**Data extract:**
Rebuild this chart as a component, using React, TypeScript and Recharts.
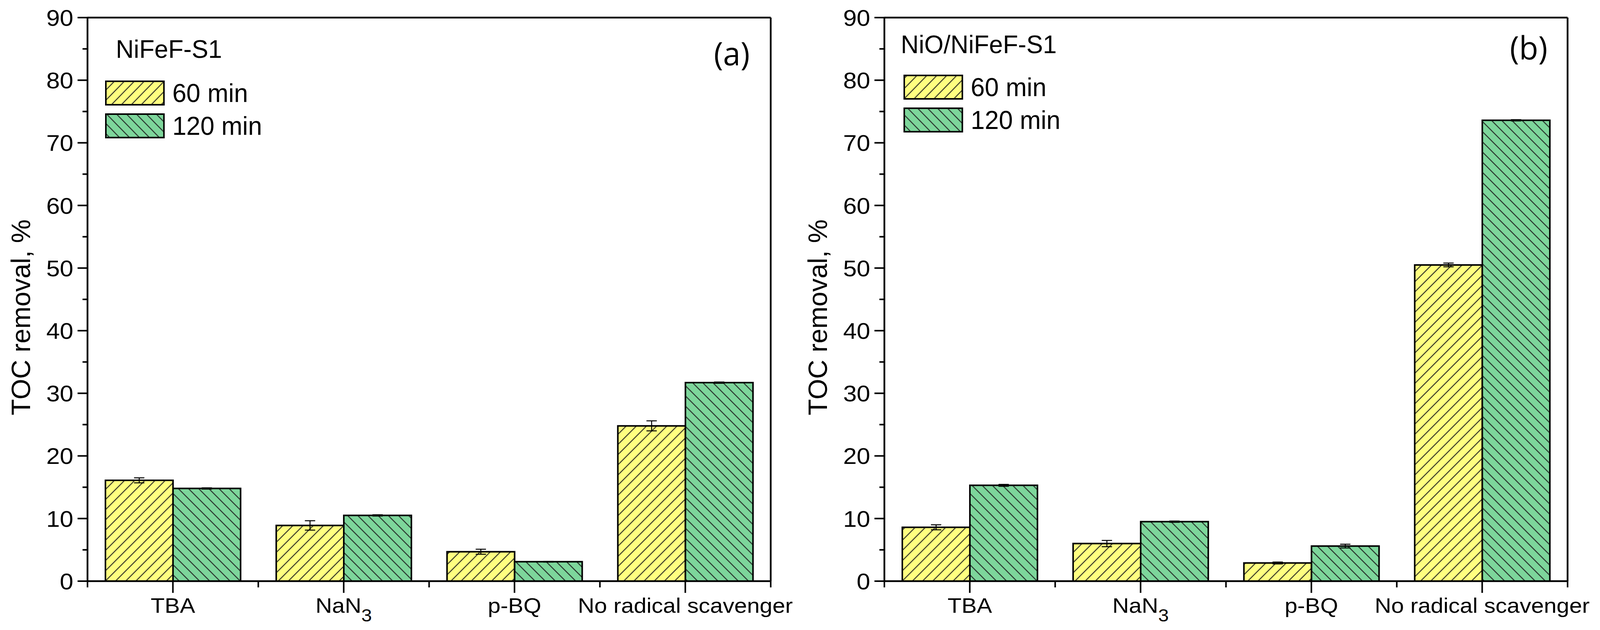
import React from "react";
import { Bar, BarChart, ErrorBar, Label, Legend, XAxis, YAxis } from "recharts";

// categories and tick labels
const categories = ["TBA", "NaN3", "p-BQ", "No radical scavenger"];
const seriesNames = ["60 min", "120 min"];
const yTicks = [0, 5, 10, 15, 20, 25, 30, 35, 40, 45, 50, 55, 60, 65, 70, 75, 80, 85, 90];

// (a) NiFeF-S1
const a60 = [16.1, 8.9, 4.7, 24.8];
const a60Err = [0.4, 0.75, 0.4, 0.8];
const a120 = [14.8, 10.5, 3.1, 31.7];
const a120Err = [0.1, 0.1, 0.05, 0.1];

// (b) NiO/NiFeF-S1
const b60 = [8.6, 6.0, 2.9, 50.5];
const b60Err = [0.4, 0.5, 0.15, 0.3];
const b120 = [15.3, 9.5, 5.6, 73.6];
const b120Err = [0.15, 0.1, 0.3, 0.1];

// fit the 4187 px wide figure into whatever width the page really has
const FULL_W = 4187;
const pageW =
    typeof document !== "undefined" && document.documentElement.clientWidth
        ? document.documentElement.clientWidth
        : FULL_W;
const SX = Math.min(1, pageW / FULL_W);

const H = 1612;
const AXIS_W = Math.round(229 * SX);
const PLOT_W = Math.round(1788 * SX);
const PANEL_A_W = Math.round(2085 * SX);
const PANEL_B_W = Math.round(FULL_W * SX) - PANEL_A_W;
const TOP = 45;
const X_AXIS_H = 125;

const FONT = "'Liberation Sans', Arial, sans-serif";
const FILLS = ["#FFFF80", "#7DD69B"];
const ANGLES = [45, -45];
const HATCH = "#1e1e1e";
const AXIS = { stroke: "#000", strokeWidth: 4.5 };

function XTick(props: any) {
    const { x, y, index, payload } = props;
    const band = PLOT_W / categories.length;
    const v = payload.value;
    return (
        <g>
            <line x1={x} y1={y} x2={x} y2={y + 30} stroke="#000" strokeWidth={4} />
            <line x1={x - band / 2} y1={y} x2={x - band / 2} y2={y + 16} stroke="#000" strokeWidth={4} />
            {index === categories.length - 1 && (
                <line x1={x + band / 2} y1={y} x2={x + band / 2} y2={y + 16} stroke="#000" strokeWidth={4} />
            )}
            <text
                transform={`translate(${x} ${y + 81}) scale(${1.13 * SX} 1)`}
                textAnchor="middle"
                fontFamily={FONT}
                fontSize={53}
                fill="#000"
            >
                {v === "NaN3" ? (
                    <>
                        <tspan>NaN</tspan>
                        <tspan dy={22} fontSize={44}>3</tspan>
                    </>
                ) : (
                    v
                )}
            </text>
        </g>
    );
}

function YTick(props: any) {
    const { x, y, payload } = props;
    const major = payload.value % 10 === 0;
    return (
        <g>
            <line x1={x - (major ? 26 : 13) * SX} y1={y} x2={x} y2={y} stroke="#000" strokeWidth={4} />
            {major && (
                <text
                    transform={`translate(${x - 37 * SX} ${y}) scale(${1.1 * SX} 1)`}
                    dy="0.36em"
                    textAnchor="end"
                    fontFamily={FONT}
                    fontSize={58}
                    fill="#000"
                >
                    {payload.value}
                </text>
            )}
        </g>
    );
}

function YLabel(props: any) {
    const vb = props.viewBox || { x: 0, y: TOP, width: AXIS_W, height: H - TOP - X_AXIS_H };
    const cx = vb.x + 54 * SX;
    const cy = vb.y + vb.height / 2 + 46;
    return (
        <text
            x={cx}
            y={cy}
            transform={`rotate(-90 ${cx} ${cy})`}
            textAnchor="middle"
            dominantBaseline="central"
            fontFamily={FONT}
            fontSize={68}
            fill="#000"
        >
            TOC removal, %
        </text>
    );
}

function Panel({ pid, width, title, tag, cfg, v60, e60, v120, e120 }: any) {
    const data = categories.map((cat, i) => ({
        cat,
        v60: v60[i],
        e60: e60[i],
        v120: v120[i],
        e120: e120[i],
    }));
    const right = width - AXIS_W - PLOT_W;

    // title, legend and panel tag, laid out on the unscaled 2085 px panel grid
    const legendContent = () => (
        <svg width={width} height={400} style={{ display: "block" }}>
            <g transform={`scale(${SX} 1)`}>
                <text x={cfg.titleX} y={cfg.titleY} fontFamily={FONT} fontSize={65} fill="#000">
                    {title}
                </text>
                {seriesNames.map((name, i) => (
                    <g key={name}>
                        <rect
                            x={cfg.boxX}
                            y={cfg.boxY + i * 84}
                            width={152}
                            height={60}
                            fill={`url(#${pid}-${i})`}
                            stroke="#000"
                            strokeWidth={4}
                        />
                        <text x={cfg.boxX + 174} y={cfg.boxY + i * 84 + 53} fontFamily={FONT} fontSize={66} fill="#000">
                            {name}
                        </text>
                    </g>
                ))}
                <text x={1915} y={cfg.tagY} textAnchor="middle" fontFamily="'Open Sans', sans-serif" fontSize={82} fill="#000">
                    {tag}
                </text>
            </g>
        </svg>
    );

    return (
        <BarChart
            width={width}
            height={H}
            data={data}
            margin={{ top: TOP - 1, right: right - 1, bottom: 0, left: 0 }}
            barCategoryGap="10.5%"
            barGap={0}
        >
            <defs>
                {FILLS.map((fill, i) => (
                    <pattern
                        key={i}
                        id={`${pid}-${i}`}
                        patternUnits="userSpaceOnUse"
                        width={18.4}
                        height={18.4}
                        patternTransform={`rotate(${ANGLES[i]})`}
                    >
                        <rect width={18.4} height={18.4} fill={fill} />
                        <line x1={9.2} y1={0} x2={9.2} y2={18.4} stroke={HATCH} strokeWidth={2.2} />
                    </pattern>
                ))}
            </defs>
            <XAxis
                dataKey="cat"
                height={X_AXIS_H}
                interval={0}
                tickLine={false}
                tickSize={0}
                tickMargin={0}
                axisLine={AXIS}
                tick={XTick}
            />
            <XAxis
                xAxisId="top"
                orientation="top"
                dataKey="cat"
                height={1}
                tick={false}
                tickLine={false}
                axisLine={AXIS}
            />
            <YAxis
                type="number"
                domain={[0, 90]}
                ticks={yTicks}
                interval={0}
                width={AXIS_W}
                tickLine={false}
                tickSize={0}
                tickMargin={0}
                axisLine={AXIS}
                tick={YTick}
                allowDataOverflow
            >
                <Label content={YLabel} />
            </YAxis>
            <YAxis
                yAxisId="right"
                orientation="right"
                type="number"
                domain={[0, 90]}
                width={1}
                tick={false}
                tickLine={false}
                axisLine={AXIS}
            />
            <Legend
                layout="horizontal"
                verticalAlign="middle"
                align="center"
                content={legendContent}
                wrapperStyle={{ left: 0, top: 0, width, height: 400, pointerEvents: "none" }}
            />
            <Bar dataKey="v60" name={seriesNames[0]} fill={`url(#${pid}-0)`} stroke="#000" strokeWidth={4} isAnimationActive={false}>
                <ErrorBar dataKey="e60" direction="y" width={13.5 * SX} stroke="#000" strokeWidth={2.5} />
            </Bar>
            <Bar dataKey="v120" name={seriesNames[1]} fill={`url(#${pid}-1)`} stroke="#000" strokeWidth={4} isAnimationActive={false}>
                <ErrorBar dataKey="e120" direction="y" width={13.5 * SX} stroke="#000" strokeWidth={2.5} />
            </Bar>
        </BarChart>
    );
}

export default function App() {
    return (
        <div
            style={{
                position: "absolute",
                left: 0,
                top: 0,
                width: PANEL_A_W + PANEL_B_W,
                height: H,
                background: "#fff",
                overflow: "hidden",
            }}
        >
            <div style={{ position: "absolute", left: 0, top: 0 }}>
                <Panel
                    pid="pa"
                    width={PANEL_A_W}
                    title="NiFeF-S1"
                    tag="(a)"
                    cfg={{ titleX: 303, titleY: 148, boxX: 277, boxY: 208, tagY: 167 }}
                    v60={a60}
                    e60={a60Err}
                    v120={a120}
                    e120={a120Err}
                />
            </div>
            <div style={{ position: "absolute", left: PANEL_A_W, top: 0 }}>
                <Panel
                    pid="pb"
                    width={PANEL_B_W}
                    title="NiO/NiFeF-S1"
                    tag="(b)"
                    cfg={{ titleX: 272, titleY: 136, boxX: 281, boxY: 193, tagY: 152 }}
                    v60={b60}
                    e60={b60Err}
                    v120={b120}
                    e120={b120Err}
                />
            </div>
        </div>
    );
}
--
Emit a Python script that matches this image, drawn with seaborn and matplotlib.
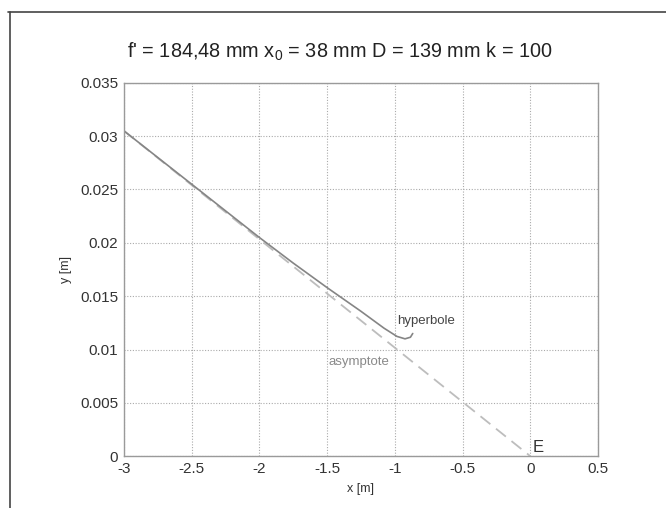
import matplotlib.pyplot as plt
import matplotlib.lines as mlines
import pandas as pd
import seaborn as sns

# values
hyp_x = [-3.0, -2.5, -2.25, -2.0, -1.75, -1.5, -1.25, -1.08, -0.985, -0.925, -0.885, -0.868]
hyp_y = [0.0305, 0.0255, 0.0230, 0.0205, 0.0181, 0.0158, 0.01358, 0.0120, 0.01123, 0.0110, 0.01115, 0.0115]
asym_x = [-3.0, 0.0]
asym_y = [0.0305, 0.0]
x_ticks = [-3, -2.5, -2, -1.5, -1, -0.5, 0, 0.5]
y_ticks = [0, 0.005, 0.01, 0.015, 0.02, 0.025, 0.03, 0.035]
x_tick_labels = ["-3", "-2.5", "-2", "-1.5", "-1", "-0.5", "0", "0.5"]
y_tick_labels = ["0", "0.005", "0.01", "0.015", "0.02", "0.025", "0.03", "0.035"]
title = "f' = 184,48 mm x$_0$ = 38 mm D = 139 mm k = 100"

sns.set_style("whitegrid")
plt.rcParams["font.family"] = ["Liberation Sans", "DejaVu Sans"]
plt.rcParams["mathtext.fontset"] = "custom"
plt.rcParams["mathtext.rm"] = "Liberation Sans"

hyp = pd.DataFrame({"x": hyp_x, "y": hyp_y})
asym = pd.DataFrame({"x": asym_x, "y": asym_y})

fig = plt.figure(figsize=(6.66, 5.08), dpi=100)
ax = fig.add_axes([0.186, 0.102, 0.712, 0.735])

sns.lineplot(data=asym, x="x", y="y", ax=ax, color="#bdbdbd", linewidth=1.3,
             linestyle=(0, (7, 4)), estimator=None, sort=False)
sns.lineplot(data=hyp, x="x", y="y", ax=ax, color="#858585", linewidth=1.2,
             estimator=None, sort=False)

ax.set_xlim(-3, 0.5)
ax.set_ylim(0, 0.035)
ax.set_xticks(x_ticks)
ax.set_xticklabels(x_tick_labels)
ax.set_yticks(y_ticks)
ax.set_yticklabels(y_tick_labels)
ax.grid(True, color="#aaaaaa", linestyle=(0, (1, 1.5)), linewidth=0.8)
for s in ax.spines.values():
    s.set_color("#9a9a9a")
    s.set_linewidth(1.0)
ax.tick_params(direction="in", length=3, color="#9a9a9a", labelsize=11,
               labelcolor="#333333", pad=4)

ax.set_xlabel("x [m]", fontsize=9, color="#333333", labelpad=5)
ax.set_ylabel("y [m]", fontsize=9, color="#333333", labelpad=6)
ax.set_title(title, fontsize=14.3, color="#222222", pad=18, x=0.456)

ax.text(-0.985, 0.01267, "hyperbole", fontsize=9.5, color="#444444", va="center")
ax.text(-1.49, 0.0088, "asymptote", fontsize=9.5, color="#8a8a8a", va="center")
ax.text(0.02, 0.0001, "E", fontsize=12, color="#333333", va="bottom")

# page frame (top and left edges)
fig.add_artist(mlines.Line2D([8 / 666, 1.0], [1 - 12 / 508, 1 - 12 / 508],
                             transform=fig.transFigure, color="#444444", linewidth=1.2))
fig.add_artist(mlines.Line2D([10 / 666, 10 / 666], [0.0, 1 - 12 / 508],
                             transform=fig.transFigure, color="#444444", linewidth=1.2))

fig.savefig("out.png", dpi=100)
* * *
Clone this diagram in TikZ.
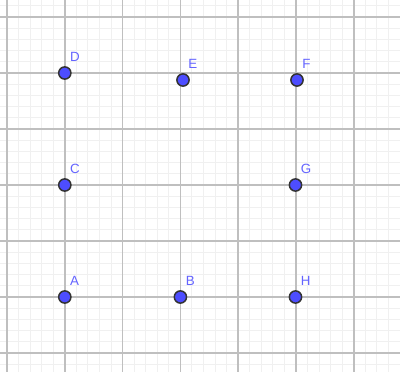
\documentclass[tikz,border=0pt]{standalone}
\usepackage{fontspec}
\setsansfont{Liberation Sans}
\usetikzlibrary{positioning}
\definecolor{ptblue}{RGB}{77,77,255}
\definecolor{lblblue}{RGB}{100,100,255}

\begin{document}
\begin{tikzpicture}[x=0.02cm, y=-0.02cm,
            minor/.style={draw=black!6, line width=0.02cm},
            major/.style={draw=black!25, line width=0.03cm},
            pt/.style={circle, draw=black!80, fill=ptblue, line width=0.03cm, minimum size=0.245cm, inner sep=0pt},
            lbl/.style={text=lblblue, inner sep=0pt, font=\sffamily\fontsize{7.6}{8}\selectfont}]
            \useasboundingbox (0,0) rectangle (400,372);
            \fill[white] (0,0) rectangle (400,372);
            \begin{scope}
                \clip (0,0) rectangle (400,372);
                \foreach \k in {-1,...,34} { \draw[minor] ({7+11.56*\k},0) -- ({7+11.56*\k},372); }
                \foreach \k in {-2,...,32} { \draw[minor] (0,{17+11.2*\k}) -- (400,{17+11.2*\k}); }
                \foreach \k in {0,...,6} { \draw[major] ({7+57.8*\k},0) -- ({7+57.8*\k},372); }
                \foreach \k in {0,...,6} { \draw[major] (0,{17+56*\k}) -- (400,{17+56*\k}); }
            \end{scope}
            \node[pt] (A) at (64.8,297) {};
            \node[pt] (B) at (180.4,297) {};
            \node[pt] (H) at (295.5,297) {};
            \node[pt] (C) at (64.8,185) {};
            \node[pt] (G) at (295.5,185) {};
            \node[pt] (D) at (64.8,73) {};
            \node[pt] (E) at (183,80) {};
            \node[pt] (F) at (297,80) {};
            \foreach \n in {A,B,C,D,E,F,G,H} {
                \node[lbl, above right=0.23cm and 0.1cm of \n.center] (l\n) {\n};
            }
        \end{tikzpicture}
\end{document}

**Exercise brief:** Gather each line of the listing containing the word "this" and show it.

**Solution to the problem:**
Rebuild this chart as a component, using React, TypeScript and Recharts.
Emit a Python script that matches this image, drawn with seaborn and matplotlib.
Clone this diagram in TikZ.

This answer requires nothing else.